While composing the original picture I cropped in close because he didn't have much hair on the top of his head and I didn't want the light area to take your eye out of the picture. After viewing the image on my computer's screen I decided to "go for it" and cropped in even tighter.

The crop allowed me to keep his eyes 1/3 of the way down from the top of the portrait. I knew that this is the strongest position for eyes in a close-up of this kind. I also left room in front of him in the direction he was facing. The crop also allowed me to include his incredible eyebrows and enough of his hair and head to give the viewer of the portrait a sense of his entire head.

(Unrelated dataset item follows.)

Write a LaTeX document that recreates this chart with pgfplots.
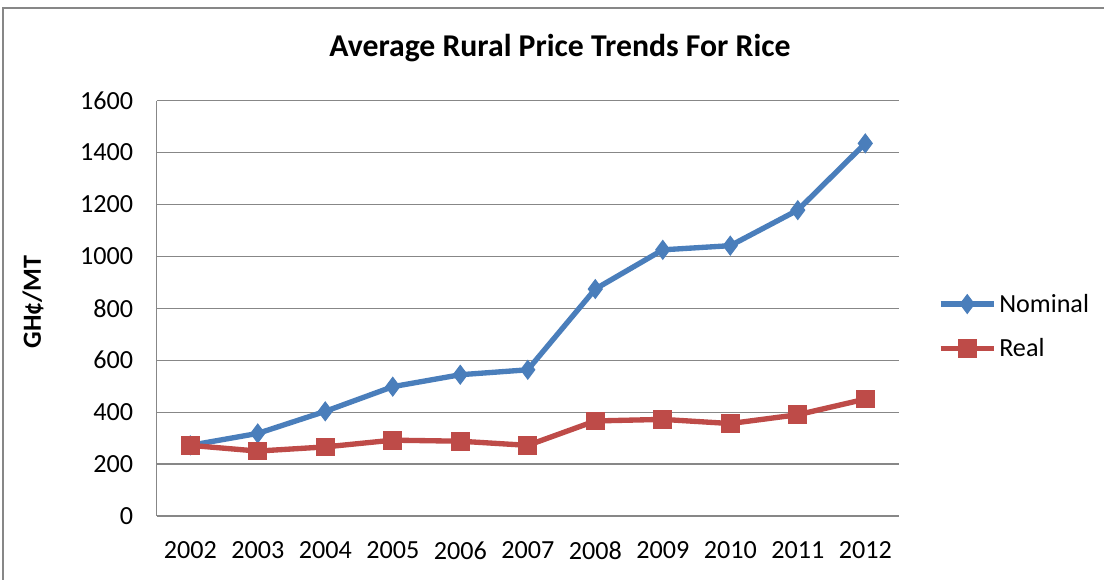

I changed the picture to black and white, because I felt that the color detracted from the intensity of his face.

The way my Photoshop guru, Eddie Tapp, taught me to change a photograph to black and white was to go to Channels. Look at each channel--red, blue, and green--and then select the one that most closely resembles what you want to capture in the final transformation. For most strong men's portraits I usually select the green channel. Once I make my selection I need to get rid of the color that's still residing in the file. To do that I go to Image/Mode/Grayscale. The computer then asks me if I want to get rid of everything else. Yes. Finally, I bring the mode back to RGB, because I was taught to do it that way. No questions asked! After changing it to black and white I usually make refinements in the tonal range of the picture by adjusting the whites, blacks, and mid tones in Levels.

The next stage of preparation is one that I really love doing. I go into the Layers palette and click on the half-dark, half-white circle at the bottom. This creates an adjustment layer. Then you have a choice of any number of adjustments you want to make. I select Curves. When Curves comes up on the screen I take the highlight end of the line (usually top right) and bring it down. If I want the edges to go completely black, I bring it all the way down to the bottom. The resulting image on the screen turns completely black. I've basically covered the image with a layer of the same picture that has been darkened down to where you see nothing.

Now, here is where the fun begins. I make certain the colors at the bottom of the Tools palette are black and white, black being the upper (primary) color selected. Using the paintbrush, painting with black removes the dark overlay. I usually start at 100 percent opacity to clear the face. Then, I may drop the opacity of the paintbrush down to as low as 10 percent to soften the edges. Of course, you can change the opacity of the entire layer in the Layers palette in order to achieve a lighter, more transparent layer of the same thing.